J’ai lu avec intérêt la tribune de Joël Fagot « La politique de développement des énergies renouvelables est source de dissonances cognitives », publiée le 16 janvier dans Le Monde. Ingénieur des ponts, des eaux et des forêts et docteur en sciences de l’environnement, j’instruis des dossiers concernant des espèces protégées. Je ne connais pas la montagne de Lure, ni les projets de centrale photovoltaïque qu’il évoque ou les enjeux de biodiversité de ce site des Alpes-de-Haute-Provence.
J’ai travaillé de manière concrète et durable sur près d’une quinzaine de centrales photovoltaïques, du début du projet à la réalisation. Mon métier consiste à limiter les impacts de ces projets sur les habitats naturels, la faune et la flore. J’ai ainsi eu à résoudre les problèmes qu’il y a à installer une centrale solaire sur un coteau calcaire alors qu’il convient de le protéger, au nom de la directive habitats-faune-flore. J’ai suivi, par exemple, comment un projet pouvait laisser vivre le papillon azuré de la coronille, sa plante hôte. Autre exemple : je me suis rendu sur des habitats à petits gravelots et à œdicnèmes criards maintenus en marge d’une immense ferme solaire, pour inspecter, à la jumelle, à 7 heures du matin, l’efficacité de ces précautions écologiques.
La tribune de Joël Fagot parle d’un fait actuel : une centrale photovoltaïque peut s’avérer antinomique avec la préservation de la biodiversité d’un site. Cependant, elle en parle mal pour trois raisons.
Premièrement, cette tribune évacue l’écologie scientifique. Comme s’il s’agissait d’un massacre en cours, d’un écocide. L’outrance facilite la tâche cognitive, sans doute. Or préserver les patchs de coteaux calcaires et restaurer des habitats à l’azuré de la coronille ne se fait pas sans la phytosociologie et sans l’entomologie.

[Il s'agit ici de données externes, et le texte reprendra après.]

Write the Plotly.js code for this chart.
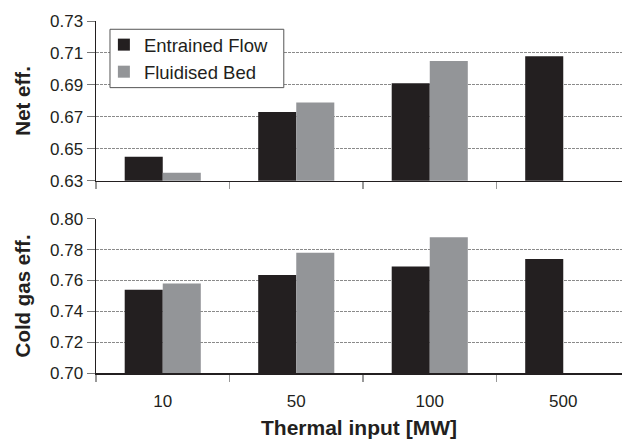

Les subtilités de Dame Nature sont alors au rendez-vous, et qui discute sérieux rangera ses lubies et ses outrances dans sa poche.
La mafia des mots
Deuxièmement, cette tribune court-circuite une notion fondamentale du civisme républicain : le débat contradictoire, en particulier dans le cadre des procédures d’autorisation environnementales. Là où l’auteur greffe la notion de dissonance cognitive, il s’agit en fait d’un antagonisme entre des visées de différents agents. Que nous agissions en tant que membre associatif, citoyen ou professionnel, nous poussons dans des directions que d’autres ne souhaitent pas, et, même, désirent contrer. C’est dissonant, pourquoi pas. La tribune que nous contredisons en trois points omet de dire que le maire est associé à la décision de construire une centrale photovoltaïque, qu’il y a des procédures : permis de construire, dérogation à l’interdiction de porter atteinte aux espèces protégées notamment. Cela lui permet de mettre en avant les militantes interpellées et jugées pour s’être opposées aux engins de chantier, et de ne pas poser la question du statut de leur acte par rapport à une décision du préfet.